Мы помним — по первому письму из Эрмитажа, — что история искусств — это история идей и история нашей души. О чем же рассказывают античные залы Эрмитажа? О величии и трагизме действия. Этот мир, оставивший нам дивные подобия или менее дивные подобия подобий (потому что оригиналы погибли), понимал и любил действие, выявляющее лучшее в человеке: олимпийские игры и философские диалоги, воинскую доблесть и состязания трагических поэтов, он тонко чувствовал ценность действия тела, души и мысли, несмотря на сопряженный с любым действием риск. Да, можно нечаянно убить стрелой любимого кентавра, но «странно ослабевшая тетива» (Софокл) вызывает не меньшую печаль в этом мире, одушевленном идеей вечно загорающегося и вечно потухающего огня. В этом огне и рождался европейский «фаустовский» дух, познавший и выразивший величие и трагизм действия с новой силой, рождался мир готических соборов и костров инквизиции, великого искусства и великих войн, мир отважных путешествий в малоисследованные области и земного шара, и человеческой души, мир, в котором замирало от нежности «старое, бедное» человеческое сердце и пустыня расцветала, как роза, мир космических полетов и Хиросимы, мир беспрестанных изменений и потрясающей верности великим идеалам, мир, в котором не умолкал ответ на загадку сфинкса: ЧЕЛОВЕК, ЧЕЛОВЕК, ЧЕЛОВЕК.
Существуют два полярных высказывания о диалектике отношений античности и современности; в обоих античность названа «детством», но с совершенно различными выводами из этого определения.
Маркс, говоря о золотом детстве человечества, замечает: мужчина не может стать ребенком, но его радует наивность ребенка, и он стремится к тому, чтобы на более высоких ступенях развития воспроизводить собственную сущность, то есть воскрешать в себе все время детство. Это мысль великого гуманиста. И действительно, детство никогда не умирало ни в Моцарте, ни в Пушкине, ни в Рафаэле…
А вот второе высказывание: «Возьмем отдельную человеческую жизнь; то, что теряет юноша, оставляя детство, так невосполнимо, что он должен был бы желать после этой утраты расстаться с жизнью, как с чем-то обесцененным». Это мысль Ницше. Он имеет в виду античность и позднейшие стадии развития европейского духа. По-человечески Ницше можно понять: не любя отдельную личность, мы иногда успокаиваем себя тем, что в детстве и она была хороша. Ницше не любил современное ему человечество. Но вот что любопытно: утешительно-возвышенные мысли о детстве без любви к сегодняшнему взрослому человеку и веры в его будущее, — и это самое детство рисуют театрально, избыточно-романтично, малоправдоподобно. Ибо детство — живое, подлинное, реально прекрасное — можно увидеть лишь в том, кого любишь в любом возрасте.
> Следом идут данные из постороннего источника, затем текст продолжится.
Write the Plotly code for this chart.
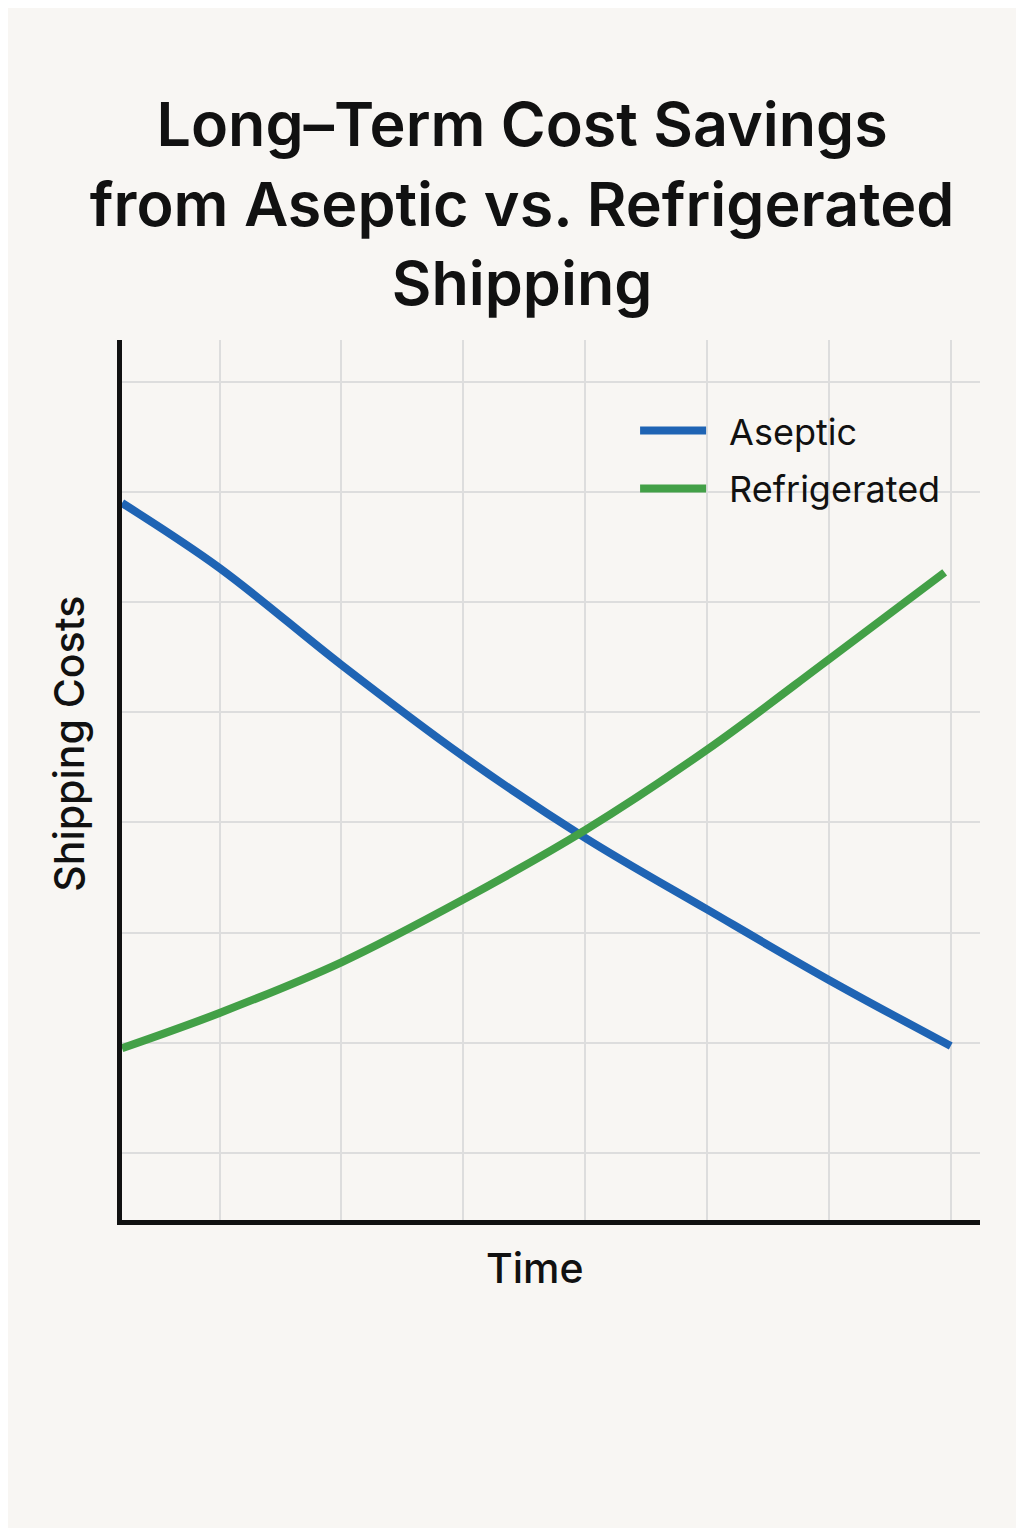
import plotly.graph_objects as go

time_aseptic = [0.2, 1, 2, 3, 4, 5, 6, 7]
aseptic_cost = [6.90, 6.31, 5.43, 4.60, 3.86, 3.21, 2.57, 1.97]
time_refrig = [0.2, 1, 2, 3, 4, 5, 6, 6.95]
refrig_cost = [1.95, 2.27, 2.73, 3.30, 3.93, 4.66, 5.48, 6.27]

x_grid = [1, 2, 3, 4, 5, 6, 7]
y_grid = [1, 2, 3, 4, 5, 6, 7, 8]

BG = "#f8f6f3"
FONT = "Inter, Roboto, sans-serif"
INK = "#111111"

W, H = 1008, 1520

fig = go.Figure()
fig.add_trace(go.Scatter(x=time_aseptic, y=aseptic_cost, mode="lines", name="\u2002Aseptic",
                         legendgroup="a",
                         line=dict(color="#1f64b4", width=8, shape="spline")))
fig.add_trace(go.Scatter(x=time_refrig, y=refrig_cost, mode="lines", name="\u2002Refrigerated",
                         legendgroup="r",
                         line=dict(color="#43a047", width=8, shape="spline")))

fig.update_layout(
    width=W, height=H,
    paper_bgcolor=BG, plot_bgcolor=BG,
    margin=dict(l=114, r=36, t=332, b=308),
    title=dict(text="Long–Term Cost Savings<br>from Aseptic vs. Refrigerated<br>Shipping",
               x=0.51, xanchor="center", y=0.909, yanchor="top",
               font=dict(family=FONT, size=61, color=INK, weight=600)),
    legend=dict(x=0.598, y=0.931, xanchor="left", yanchor="top",
                bgcolor="rgba(0,0,0,0)", font=dict(family=FONT, size=36, color=INK),
                itemwidth=66, tracegroupgap=8),
    font=dict(family=FONT, color=INK),
    annotations=[
        dict(text="Shipping Costs", xref="paper", yref="paper", x=-0.062, y=0.541,
             xanchor="center", yanchor="middle", textangle=-90, showarrow=False,
             font=dict(family=FONT, size=41, color=INK, weight=500)),
        dict(text="Time", xref="paper", yref="paper", x=0.481, y=-0.054,
             xanchor="center", yanchor="middle", showarrow=False,
             font=dict(family=FONT, size=41, color=INK, weight=500)),
    ],
)
fig.update_xaxes(range=[0.2, 7.24], tickvals=x_grid, showticklabels=False, ticks="",
                 showgrid=True, gridcolor="#dddddd", gridwidth=1.5, zeroline=False,
                 showline=True, linecolor=INK, linewidth=4.5)
fig.update_yaxes(range=[0.39, 8.38], tickvals=y_grid, showticklabels=False, ticks="",
                 showgrid=True, gridcolor="#dddddd", gridwidth=1.5, zeroline=False,
                 showline=True, linecolor=INK, linewidth=4.5)

fig.write_html("out.html")
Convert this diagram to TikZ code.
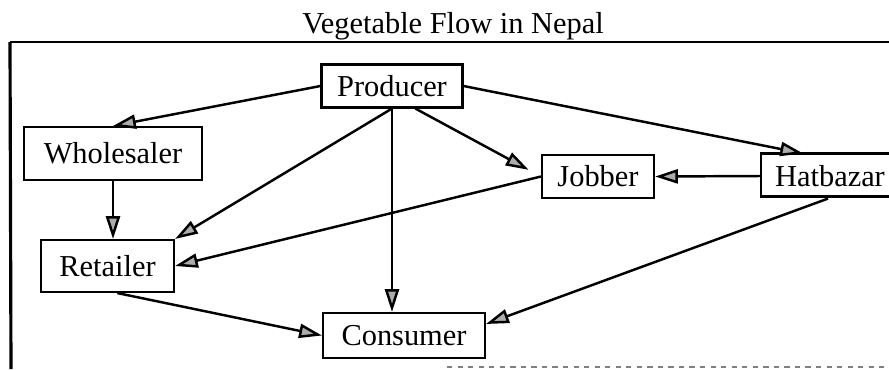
\documentclass[tikz,border=0pt]{standalone}
\usepackage{fontspec}
\setmainfont{Liberation Serif}
\usepackage{tikz}
\usetikzlibrary{arrows.meta}

\begin{document}
\begin{tikzpicture}[x=0.02cm,y=-0.02cm]
\tikzstyle{every node}=[font=\fontsize{17.3}{20}\selectfont]
\tikzstyle{agent}=[draw,line width=1.2pt,inner sep=0pt,minimum height=0.86cm]
\tikzstyle{flow}=[line width=1.4pt,-{Triangle[length=13pt,width=8pt,fill=gray!65]}]
\useasboundingbox (0,0) rectangle (889,369);
\clip (0,0) rectangle (889,369);

%frame
\node [anchor=base] (title) at (453,33) {Vegetable Flow in Nepal};
\path (10,42) coordinate (f0);
\path (889,42) coordinate (f1);
\path (11,369) coordinate (f2);
\path (447,367) coordinate (f3);
\path (889,367) coordinate (f4);
\draw [line width=1.3pt] (f1) -- (f0);
\draw [line width=1.8pt] (f0) -- (f2);
\draw [dashed,gray,line width=.7pt] (f3) -- (f4);

%boxes
\node [agent,minimum width=2.82cm] (prod) at (392,86) {Producer};
\node [agent,minimum width=3.56cm,minimum height=1.06cm] (whole) at (113,153.5) {Wholesaler};
\node [agent,minimum width=2.24cm] (jobb) at (598,176.5) {Jobber};
\node [agent,draw=none,minimum width=2.72cm] (hatb) at (830,176) {Hatbazar};
\node [agent,minimum width=2.66cm,minimum height=1.04cm] (ret) at (107.5,266) {Retailer};
\node [agent,minimum width=3.24cm,minimum height=0.9cm] (cons) at (404,335.5) {Consumer};
%Hatbazar runs past the edge
\draw [line width=1.2pt] (hatb.north west) rectangle +(160,43);

%flows
\draw [flow] (prod.west) -- (whole.north);
\draw [flow] (prod.east) -- (hatb.140);
\draw [flow,shorten >=8pt] (prod.-44) -- (jobb.west);
\draw [flow] (prod.south) -- (ret.north east);
\draw [flow] (prod.south) -- (prod.south |- cons.north);
\draw [flow] (whole.south) -- (whole.south |- ret.north);
\draw [flow] (jobb.west) -- (ret.east);
\draw [flow] (hatb.west) -- (jobb.east);
\draw [flow] (hatb.-95) -- (cons.8);
\draw [flow] (ret.-70) -- (cons.west);
\end{tikzpicture}
\end{document}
Мне не хочется уходить из античных залов, хотя я и понимаю, что, в сущности, не уйду отсюда никогда после того, что передумал в них, перечувствовал. Но ждут нас новые залы, новые возрасты человечества. Пора, пора! И вот — дадим волю фантазии — нам разрешили избрать в сонме античных богов и героев для дальнейшего путешествия сквозь века самых милых сердцу, самых умелых в опасном странствовании. Велик, разнообразен выбор. Афина, Артемида, Аполлон, Гефест, Персей, Геракл — кого же избрать? Любому из них подвластны и стихии, и искусства, и ремесла. Но мы, помня о Ниобее, отстраним Аполлона и Артемиду за то, что они убивали детей, и, помня о дочерях Миния, обращенных в мышей, отклоним Диониса и, помня об участи Арахны, ставшей пауком, откажемся от Афины…
Мы выберем самых некрасивых и неименитых дочерей Зевса — их бытие остается тайной античного духа. Это — Литаи: хромые, еле двигающиеся, косоглазые, они шли за богиней безумия Ате, заставлявшей людей совершать дикое, безрассудное, непоправимое, и исцеляли от помешательства, утешали, творили добро. Они — родные сестры Сократа, обреченные на забвение, как он обречен был на чашу цикуты. Как удалось им, уродливым, родиться в мире, где царил культ чувственно воспринимаемой красоты? Но ведь родился же в нем и Сократ с его культом разума и добра.
Мы возьмем с собой их, самых умелых и самых нужных: чересчур часто богиня Ате посещала в последующие века человечество.
Бедные, милые Литаи — инквизиторы увидят в них потом ведьм и колдуний, и они станут живыми кострами. Но через века — воскреснут в сегодняшней некрасивой девочке, которую увидел в большом московском дворе поэт Николай Заболоцкий. Строками его стихотворения, посвященного ей, этой некрасивой девочке, я и хочу закончить это письмо: «…что такое красота, и почему ее благословляют люди? Сосуд она, в котором пустота, или огонь, мерцающий в сосуде?»